Data for Speech Understanding

• The pre-training data consists of a vast amount of unlabeled speech (15 million hours), using self-supervised learning to initialize the speech encoder.
• Supervised finetuning involves specific speech recognition, translation, and spoken dialogue data (230K hours for ASR and 90K hours for AST), which enhances the model's performance in different tasks.

Model Architecture

• The speech encoder is based on a Conformer model with 1 billion parameters. It processes 80-dimensional mel-spectrogram features, which are first downsampled to 40 ms intervals. The encoder consists of 24 layers of Conformer blocks, each with a latent dimension of 1536 and rotary attention modules using 24 attention heads.
• After encoding, a speech adapter processes the data. This adapter contains 100 million parameters and applies a convolution layer (kernel size of 3, stride of 2) to further reduce the frame length to 80 ms. A rotary Transformer layer and linear layer follow, mapping the speech embeddings to match the Llama 3 language model's embeddings

Speech Generation

Llama 3 also supports speech generation through a streaming text-to-speech (TTS) system that creates real-time speech waveforms as the model decodes text. The paper emphasizes the following:

• Text Normalization (TN): This ensures the model transforms written text into correct spoken form depending on context, such as reading numbers as digits or words.
• Prosody Modeling (PM): This improves the naturalness and expressiveness of generated speech by predicting key features like phone duration and pitch using Llama 3 embeddings.

Training and Inference for Speech Tasks

Training for Speech Understanding: The model undergoes a two-stage training process: Pre-training with unlabeled speech for generalization. Supervised fine-tuning for specific speech tasks while the language model remains frozen. Speech Generation: Uses a delayed pattern to capture long-range prosodic dependencies, improving latency and responsiveness for real-time synthesis.

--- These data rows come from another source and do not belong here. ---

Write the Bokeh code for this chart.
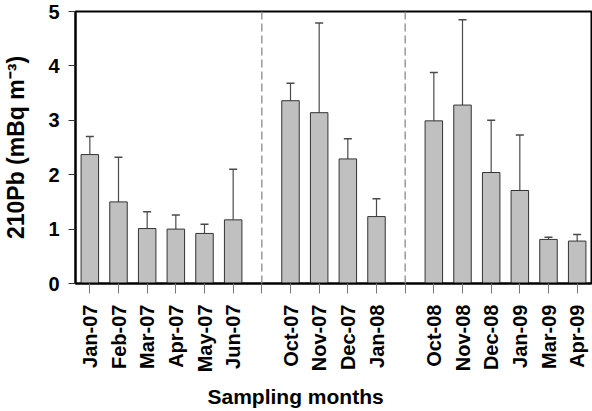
import math
from bokeh.plotting import figure
from bokeh.models import FixedTicker, Span, ColumnDataSource, Range1d
from bokeh.embed import file_html
from bokeh.resources import INLINE

# slots: 0-5 first group, 6 gap, 7-10 second group, 11 gap, 12-17 third group
months = ["Jan-07", "Feb-07", "Mar-07", "Apr-07", "May-07", "Jun-07",
          "Oct-07", "Nov-07", "Dec-07", "Jan-08",
          "Oct-08", "Nov-08", "Dec-08", "Jan-09", "Mar-09", "Apr-09"]
slots = [0, 1, 2, 3, 4, 5, 7, 8, 9, 10, 12, 13, 14, 15, 16, 17]
gap_slots = [6, 11]
means = [2.37, 1.50, 1.01, 1.00, 0.92, 1.17,
         3.36, 3.14, 2.29, 1.23,
         2.99, 3.28, 2.04, 1.71, 0.81, 0.78]
errors = [0.33, 0.82, 0.31, 0.26, 0.17, 0.93,
          0.32, 1.65, 0.37, 0.33,
          0.89, 1.57, 0.96, 1.02, 0.04, 0.12]
y_ticks = [0, 1, 2, 3, 4, 5]

FONT = "Liberation Sans"

tops = [m + e for m, e in zip(means, errors)]
src = ColumnDataSource(dict(x=slots, top=means, err=tops,
                            cl=[s - 0.14 for s in slots],
                            cr=[s + 0.14 for s in slots]))

p = figure(width=592, height=411, output_backend="svg", toolbar_location=None,
           x_range=Range1d(-0.5, 17.5), y_range=Range1d(0, 5),
           min_border_left=75, min_border_right=1, min_border_top=11,
           min_border_bottom=126)

p.xgrid.visible = False
p.ygrid.visible = False
p.outline_line_color = "black"
p.outline_line_width = 2
p.background_fill_color = "white"
p.border_fill_color = "white"

for g in gap_slots:
    p.add_layout(Span(location=g, dimension="height", line_color="#8a8a8a",
                      line_width=1.3, line_dash="8 4"))

p.segment(x0="x", y0="top", x1="x", y1="err", source=src,
          line_color="#4a4a4a", line_width=1.2)
p.segment(x0="cl", y0="err", x1="cr", y1="err", source=src,
          line_color="#4a4a4a", line_width=1.5)
p.vbar(x="x", top="top", bottom=0, width=0.61, source=src,
       fill_color="#c0c0c0", line_color="#333333", line_width=1)

# x axis
xa = p.xaxis[0]
xa.ticker = FixedTicker(ticks=list(range(18)))
overrides = {s: m for s, m in zip(slots, months)}
for g in gap_slots:
    overrides[g] = ""
xa.major_label_overrides = overrides
xa.major_label_orientation = math.pi / 2
xa.major_label_text_font = FONT
xa.major_label_text_font_style = "bold"
xa.major_label_text_font_size = "20px"
xa.major_label_text_color = "black"
xa.major_label_standoff = 11
xa.major_tick_in = 0
xa.major_tick_out = 10
xa.major_tick_line_color = "#777777"
xa.minor_tick_line_color = None
xa.axis_line_color = "black"
xa.axis_line_width = 2
# trailing no-break spaces shift the centred title left, as in the reference
xa.axis_label = "Sampling months" + "\u00A0" * 13
xa.axis_label_text_font = FONT
xa.axis_label_text_font_style = "bold"
xa.axis_label_text_font_size = "21px"
xa.axis_label_text_color = "black"
xa.axis_label_standoff = 10

ya = p.yaxis[0]
ya.ticker = FixedTicker(ticks=y_ticks)
ya.major_label_text_font = FONT
ya.major_label_text_font_style = "bold"
ya.major_label_text_font_size = "20px"
ya.major_label_text_color = "black"
ya.major_label_standoff = 9
ya.major_tick_in = 0
ya.major_tick_out = 7
ya.major_tick_line_color = "#333333"
ya.minor_tick_line_color = None
ya.axis_line_color = "black"
ya.axis_line_width = 2
ya.axis_label = "210Pb (mBq m\u207B\u00B3)"
ya.axis_label_text_font = FONT
ya.axis_label_text_font_style = "bold"
ya.axis_label_text_font_size = "23px"
ya.axis_label_text_color = "black"
ya.axis_label_standoff = 16

open("out.html", "w").write(file_html(p, INLINE))
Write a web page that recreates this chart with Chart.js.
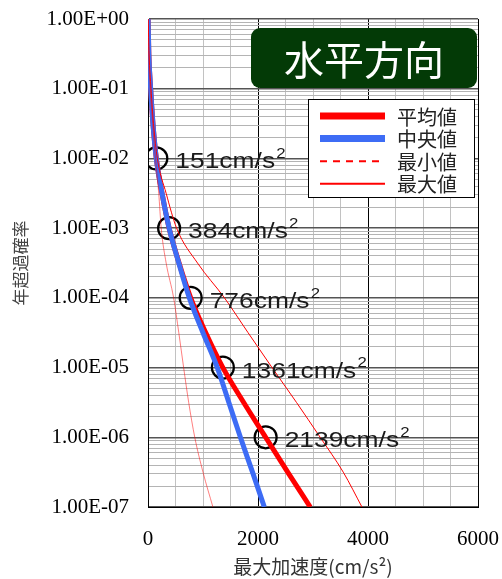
<!DOCTYPE html>
<html>
<head>
<meta charset="utf-8">
<script src="https://cdn.jsdelivr.net/npm/chart.js@4.4.0/dist/chart.umd.min.js"></script>
<style>
  html, body { margin: 0; padding: 0; background: #fff; }
</style>
</head>
<body>
<canvas id="c" width="502" height="579"></canvas>
<script>
// exceedance probability levels (shared by every curve)
const probLevels = [1, 3.16e-1, 1e-1, 3.16e-2, 1e-2, 3.16e-3, 1e-3, 3.16e-4,
                    1e-4, 3.16e-5, 1e-5, 3.16e-6, 1e-6, 3.16e-7, 1e-7];
// peak acceleration (cm/s2)
const meanAcc   = [2, 15, 48, 90, 151, 255, 384, 565, 776, 1050, 1361, 1740, 2139, 2540, 2950];
const medianAcc = [2, 15, 48, 90, 151, 255, 384, 560, 752, 1000, 1260, 1470, 1680, 1900, 2115];
const minAcc    = [2, 12, 40, 85, 135, 195, 240, 330, 466, 560, 648, 740, 850, 1000, 1180];
const maxAcc    = [3, 20, 55, 100, 170, 330, 520, 900, 1390, 1820, 2255, 2700, 3130, 3550, 3890];
// circled values
const markerAcc  = [151, 384, 776, 1361, 2139];
const markerProb = [1e-2, 1e-3, 1e-4, 1e-5, 1e-6];

const seriesNames = ['平均値', '中央値', '最小値', '最大値'];
const titleText = '水平方向';

const pts = (xs) => xs.map((x, i) => ({x: x, y: probLevels[i]}));

function isDecade(v) {
  const l = Math.log10(v);
  return Math.abs(l - Math.round(l)) < 1e-9;
}
function sciLabel(v) {
  const e = Math.round(Math.log10(v));
  return '1.00E' + (e < 0 ? '-' : '+') + String(Math.abs(e)).padStart(2, '0');
}

const yTicks = [1];
for (let e = -1; e >= -7; e--) {
  for (let m = 9; m >= 1; m--) yTicks.push(m * Math.pow(10, e));
}

// labels next to the circles, title box and legend
const overlay = {
  id: 'overlay',
  afterDatasetsDraw(chart) {
    const ctx = chart.ctx, xs = chart.scales.x, ys = chart.scales.y;
    ctx.save();
    ctx.fillStyle = '#1a1a1a';
    ctx.textBaseline = 'middle';
    ctx.textAlign = 'left';
    markerAcc.forEach((a, i) => {
      const px = xs.getPixelForValue(a) + 19;
      const py = ys.getPixelForValue(markerProb[i]) + 4;
      const s = a + 'cm/s';
      ctx.save();
      ctx.translate(px, py);
      ctx.scale(1.2, 1);  // the original text is drawn wide
      ctx.font = '22px "Liberation Sans"';
      ctx.fillText(s, 0, 0);
      const w = ctx.measureText(s).width;
      ctx.font = '14px "Liberation Sans"';
      ctx.fillText('2', w + 1, -8);
      ctx.restore();
    });
    ctx.restore();
  },
  afterDraw(chart) {
    const ctx = chart.ctx;
    ctx.save();
    // title box
    ctx.fillStyle = '#033a06';
    ctx.beginPath();
    ctx.roundRect(251, 28, 226, 60, 9);
    ctx.fill();
    ctx.fillStyle = '#fff';
    ctx.font = '40px "Noto Sans CJK JP"';
    ctx.textAlign = 'center';
    ctx.textBaseline = 'middle';
    ctx.fillText(titleText, 364, 60);

    // legend
    ctx.fillStyle = '#fff';
    ctx.fillRect(308, 99, 167, 99);
    ctx.strokeStyle = '#000';
    ctx.lineWidth = 1;
    ctx.strokeRect(308.5, 99.5, 166, 98);
    const styles = [
      {c: '#ff0000', w: 7, d: []},
      {c: '#3d6cf5', w: 7, d: []},
      {c: '#ff0000', w: 2, d: [7, 6]},
      {c: '#ff0000', w: 2, d: []}
    ];
    ctx.font = '20px "Noto Sans CJK JP"';
    ctx.textAlign = 'left';
    seriesNames.forEach((n, i) => {
      const y = 116 + i * 22.6;
      ctx.strokeStyle = styles[i].c;
      ctx.lineWidth = styles[i].w;
      ctx.setLineDash(styles[i].d);
      ctx.beginPath();
      ctx.moveTo(320, y);
      ctx.lineTo(385, y);
      ctx.stroke();
      ctx.setLineDash([]);
      ctx.fillStyle = '#222';
      ctx.fillText(n, 397, y + 1);
    });
    ctx.restore();
  }
};

const line = (label, data, color, width) => ({
  label: label,
  data: data,
  showLine: true,
  borderColor: color,
  borderWidth: width,
  pointRadius: 0,
  cubicInterpolationMode: 'monotone',
  fill: false
});

new Chart(document.getElementById('c'), {
  type: 'scatter',
  data: {
    datasets: [
      line(seriesNames[2], pts(minAcc), 'rgba(255,0,0,0.5)', 1),
      line(seriesNames[3], pts(maxAcc), '#ff0000', 1),
      line(seriesNames[1], pts(medianAcc), '#3d6cf5', 5),
      line(seriesNames[0], pts(meanAcc), '#ff0000', 5),
      {
        label: 'marker',
        data: markerAcc.map((a, i) => ({x: a, y: markerProb[i]})),
        pointRadius: 11,
        pointBorderWidth: 2.2,
        pointBorderColor: '#000',
        pointBackgroundColor: 'rgba(0,0,0,0)',
        showLine: false
      }
    ]
  },
  options: {
    responsive: false,
    animation: false,
    layout: { padding: { left: 0, right: 24, top: 19, bottom: 0 } },
    plugins: {
      legend: { display: false },
      tooltip: { enabled: false }
    },
    scales: {
      x: {
        type: 'linear',
        min: 0, max: 6000,
        afterFit: (s) => { s.height = 72; s.paddingLeft = 0; s.paddingRight = 0; },
        ticks: {
          stepSize: 500,
          autoSkip: false,
          maxRotation: 0,
          padding: 20,
          color: '#000',
          font: { family: '"Liberation Serif"', size: 21 },
          callback: (v) => (v % 2000 === 0 ? String(v) : '')
        },
        grid: {
          drawTicks: false,
          color: (c) => (c.tick && c.tick.value % 2000 === 0 ? '#000' : '#c2c2c2'),
          lineWidth: 1
        },
        border: { color: '#000', width: 1 },
        title: {
          display: true,
          text: '最大加速度(cm/s²)',
          color: '#333',
          font: { family: '"Noto Sans CJK JP"', size: 19 },
          padding: { top: 0, bottom: 1 }
        }
      },
      y: {
        type: 'logarithmic',
        min: 1e-7, max: 1,
        afterFit: (s) => { s.width = 148; s.paddingTop = 0; s.paddingBottom = 0; },
        afterBuildTicks: (s) => { s.ticks = yTicks.map((v) => ({value: v})); },
        ticks: {
          autoSkip: false,
          padding: 19,
          color: '#000',
          font: { family: '"Liberation Serif"', size: 21 },
          callback: (v) => (isDecade(v) ? sciLabel(v) : '')
        },
        grid: {
          drawTicks: false,
          color: (c) => (c.tick && isDecade(c.tick.value) ? '#555' : '#b4b4b4'),
          lineWidth: (c) => (c.tick && isDecade(c.tick.value) ? 1.5 : 1)
        },
        border: { color: '#000', width: 1 },
        title: {
          display: true,
          text: '年超過確率',
          color: '#444',
          font: { family: '"Noto Sans CJK JP"', size: 17 },
          padding: { top: 10, bottom: 0 }
        }
      }
    }
  },
  plugins: [overlay]
});
</script>
</body>
</html>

Speech Understanding and Generation Results

The paper reports that Llama 3's performance in ASR, AST, and spoken dialogue is strong. On benchmarks such as Multilingual LibriSpeech (MLS) and FLEURS, the model outperforms other specialized systems like Whisper and SeamlessM4T. In terms of prosody modeling, Llama 3's ability to stream token-by-token allows for fast and natural speech synthesis. Results indicate a preference for Llama 3's prosody model over baseline models, with a significant improvement in the perceived quality of generated speech​.